------ Given information ------

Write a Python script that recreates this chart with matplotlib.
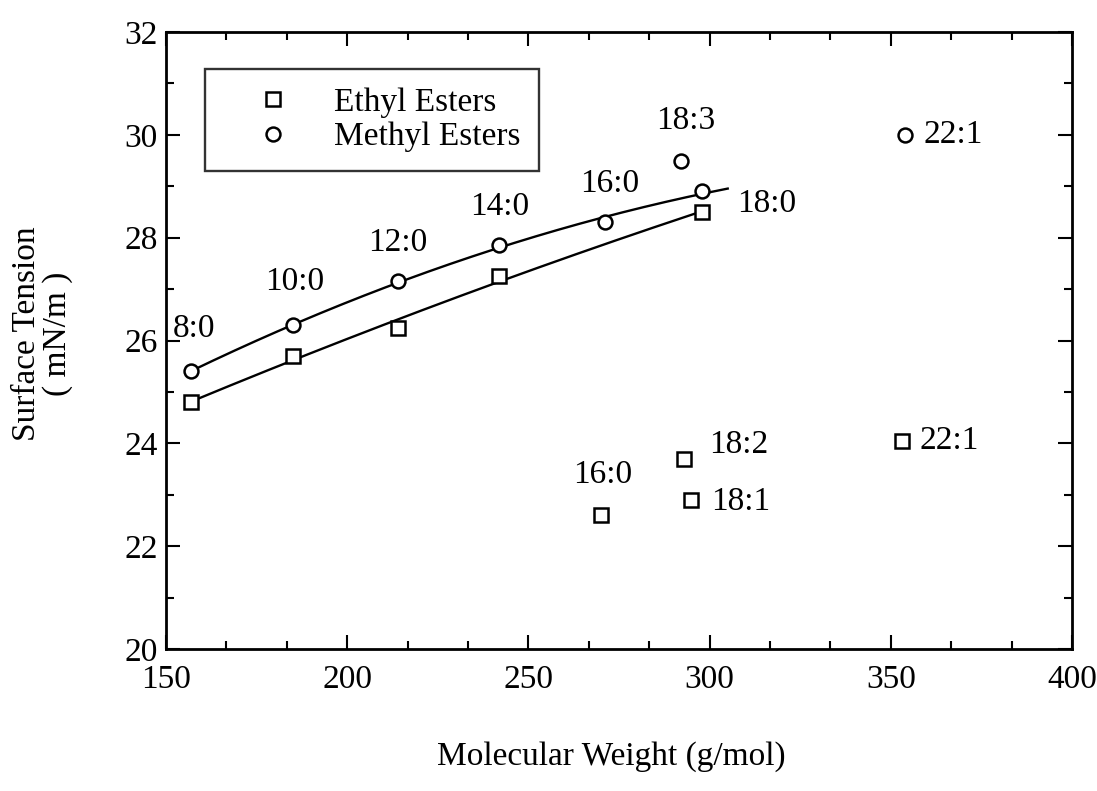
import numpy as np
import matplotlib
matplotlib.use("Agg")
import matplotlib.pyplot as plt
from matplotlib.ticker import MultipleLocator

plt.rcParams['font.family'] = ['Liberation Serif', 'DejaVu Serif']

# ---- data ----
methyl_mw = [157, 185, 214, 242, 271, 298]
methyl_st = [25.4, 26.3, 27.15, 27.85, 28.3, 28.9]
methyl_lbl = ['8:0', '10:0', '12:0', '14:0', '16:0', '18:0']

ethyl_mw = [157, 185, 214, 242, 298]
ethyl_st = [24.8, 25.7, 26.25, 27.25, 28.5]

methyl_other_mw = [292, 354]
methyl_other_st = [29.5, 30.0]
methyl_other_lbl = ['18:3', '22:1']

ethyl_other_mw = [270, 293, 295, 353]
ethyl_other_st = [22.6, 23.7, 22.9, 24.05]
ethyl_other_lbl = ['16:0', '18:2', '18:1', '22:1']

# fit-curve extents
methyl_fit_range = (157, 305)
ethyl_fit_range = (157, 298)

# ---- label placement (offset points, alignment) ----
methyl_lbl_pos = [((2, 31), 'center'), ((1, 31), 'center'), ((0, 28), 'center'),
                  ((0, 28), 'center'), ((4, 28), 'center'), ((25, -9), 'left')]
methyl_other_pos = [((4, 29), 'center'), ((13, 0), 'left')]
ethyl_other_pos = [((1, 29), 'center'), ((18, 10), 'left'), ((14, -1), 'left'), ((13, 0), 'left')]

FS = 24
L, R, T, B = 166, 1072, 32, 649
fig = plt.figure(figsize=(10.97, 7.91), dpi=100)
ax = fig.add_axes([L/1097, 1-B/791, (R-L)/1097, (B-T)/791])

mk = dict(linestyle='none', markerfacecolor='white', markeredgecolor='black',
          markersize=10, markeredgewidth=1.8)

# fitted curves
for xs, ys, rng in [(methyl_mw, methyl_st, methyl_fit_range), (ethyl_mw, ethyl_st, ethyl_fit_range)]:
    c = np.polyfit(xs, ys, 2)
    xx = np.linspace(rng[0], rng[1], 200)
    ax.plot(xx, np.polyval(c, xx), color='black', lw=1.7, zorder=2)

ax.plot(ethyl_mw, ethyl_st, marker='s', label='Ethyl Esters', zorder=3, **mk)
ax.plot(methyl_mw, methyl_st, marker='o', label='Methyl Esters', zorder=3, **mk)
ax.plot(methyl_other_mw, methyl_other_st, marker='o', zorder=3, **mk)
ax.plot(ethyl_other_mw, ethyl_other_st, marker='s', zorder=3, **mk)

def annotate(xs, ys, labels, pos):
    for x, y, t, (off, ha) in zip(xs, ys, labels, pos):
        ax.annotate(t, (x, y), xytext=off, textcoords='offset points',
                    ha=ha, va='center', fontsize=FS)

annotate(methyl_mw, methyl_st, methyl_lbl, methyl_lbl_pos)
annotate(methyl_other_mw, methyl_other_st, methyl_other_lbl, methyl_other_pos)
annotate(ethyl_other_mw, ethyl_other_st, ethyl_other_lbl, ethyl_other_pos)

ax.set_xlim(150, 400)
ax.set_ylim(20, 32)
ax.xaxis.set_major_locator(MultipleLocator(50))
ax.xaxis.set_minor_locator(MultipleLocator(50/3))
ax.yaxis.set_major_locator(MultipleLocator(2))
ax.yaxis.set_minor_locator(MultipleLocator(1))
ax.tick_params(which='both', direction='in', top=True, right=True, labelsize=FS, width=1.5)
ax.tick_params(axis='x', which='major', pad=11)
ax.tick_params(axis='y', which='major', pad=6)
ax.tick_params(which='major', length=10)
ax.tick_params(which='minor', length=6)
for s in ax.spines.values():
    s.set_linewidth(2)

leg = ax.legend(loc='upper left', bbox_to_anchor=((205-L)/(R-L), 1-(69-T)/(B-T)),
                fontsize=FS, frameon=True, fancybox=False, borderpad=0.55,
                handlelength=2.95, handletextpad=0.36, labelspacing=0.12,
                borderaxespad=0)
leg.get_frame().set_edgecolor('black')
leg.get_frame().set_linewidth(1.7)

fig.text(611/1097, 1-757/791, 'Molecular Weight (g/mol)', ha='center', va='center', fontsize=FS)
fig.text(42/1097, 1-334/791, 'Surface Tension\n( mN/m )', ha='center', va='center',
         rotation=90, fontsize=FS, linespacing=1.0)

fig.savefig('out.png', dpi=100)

------

Objective:
Print the listing above in full, exactly as written. Omit any pictures.

Result of this exercise:
Write a Python script that recreates this chart with matplotlib.
import numpy as np
import matplotlib
matplotlib.use("Agg")
import matplotlib.pyplot as plt
from matplotlib.ticker import MultipleLocator

plt.rcParams['font.family'] = ['Liberation Serif', 'DejaVu Serif']

# ---- data ----
methyl_mw = [157, 185, 214, 242, 271, 298]
methyl_st = [25.4, 26.3, 27.15, 27.85, 28.3, 28.9]
methyl_lbl = ['8:0', '10:0', '12:0', '14:0', '16:0', '18:0']

ethyl_mw = [157, 185, 214, 242, 298]
ethyl_st = [24.8, 25.7, 26.25, 27.25, 28.5]

methyl_other_mw = [292, 354]
methyl_other_st = [29.5, 30.0]
methyl_other_lbl = ['18:3', '22:1']

ethyl_other_mw = [270, 293, 295, 353]
ethyl_other_st = [22.6, 23.7, 22.9, 24.05]
ethyl_other_lbl = ['16:0', '18:2', '18:1', '22:1']

# fit-curve extents
methyl_fit_range = (157, 305)
ethyl_fit_range = (157, 298)

# ---- label placement (offset points, alignment) ----
methyl_lbl_pos = [((2, 31), 'center'), ((1, 31), 'center'), ((0, 28), 'center'),
                  ((0, 28), 'center'), ((4, 28), 'center'), ((25, -9), 'left')]
methyl_other_pos = [((4, 29), 'center'), ((13, 0), 'left')]
ethyl_other_pos = [((1, 29), 'center'), ((18, 10), 'left'), ((14, -1), 'left'), ((13, 0), 'left')]

FS = 24
L, R, T, B = 166, 1072, 32, 649
fig = plt.figure(figsize=(10.97, 7.91), dpi=100)
ax = fig.add_axes([L/1097, 1-B/791, (R-L)/1097, (B-T)/791])

mk = dict(linestyle='none', markerfacecolor='white', markeredgecolor='black',
          markersize=10, markeredgewidth=1.8)

# fitted curves
for xs, ys, rng in [(methyl_mw, methyl_st, methyl_fit_range), (ethyl_mw, ethyl_st, ethyl_fit_range)]:
    c = np.polyfit(xs, ys, 2)
    xx = np.linspace(rng[0], rng[1], 200)
    ax.plot(xx, np.polyval(c, xx), color='black', lw=1.7, zorder=2)

ax.plot(ethyl_mw, ethyl_st, marker='s', label='Ethyl Esters', zorder=3, **mk)
ax.plot(methyl_mw, methyl_st, marker='o', label='Methyl Esters', zorder=3, **mk)
ax.plot(methyl_other_mw, methyl_other_st, marker='o', zorder=3, **mk)
ax.plot(ethyl_other_mw, ethyl_other_st, marker='s', zorder=3, **mk)

def annotate(xs, ys, labels, pos):
    for x, y, t, (off, ha) in zip(xs, ys, labels, pos):
        ax.annotate(t, (x, y), xytext=off, textcoords='offset points',
                    ha=ha, va='center', fontsize=FS)

annotate(methyl_mw, methyl_st, methyl_lbl, methyl_lbl_pos)
annotate(methyl_other_mw, methyl_other_st, methyl_other_lbl, methyl_other_pos)
annotate(ethyl_other_mw, ethyl_other_st, ethyl_other_lbl, ethyl_other_pos)

ax.set_xlim(150, 400)
ax.set_ylim(20, 32)
ax.xaxis.set_major_locator(MultipleLocator(50))
ax.xaxis.set_minor_locator(MultipleLocator(50/3))
ax.yaxis.set_major_locator(MultipleLocator(2))
ax.yaxis.set_minor_locator(MultipleLocator(1))
ax.tick_params(which='both', direction='in', top=True, right=True, labelsize=FS, width=1.5)
ax.tick_params(axis='x', which='major', pad=11)
ax.tick_params(axis='y', which='major', pad=6)
ax.tick_params(which='major', length=10)
ax.tick_params(which='minor', length=6)
for s in ax.spines.values():
    s.set_linewidth(2)

leg = ax.legend(loc='upper left', bbox_to_anchor=((205-L)/(R-L), 1-(69-T)/(B-T)),
                fontsize=FS, frameon=True, fancybox=False, borderpad=0.55,
                handlelength=2.95, handletextpad=0.36, labelspacing=0.12,
                borderaxespad=0)
leg.get_frame().set_edgecolor('black')
leg.get_frame().set_linewidth(1.7)

fig.text(611/1097, 1-757/791, 'Molecular Weight (g/mol)', ha='center', va='center', fontsize=FS)
fig.text(42/1097, 1-334/791, 'Surface Tension\n( mN/m )', ha='center', va='center',
         rotation=90, fontsize=FS, linespacing=1.0)

fig.savefig('out.png', dpi=100)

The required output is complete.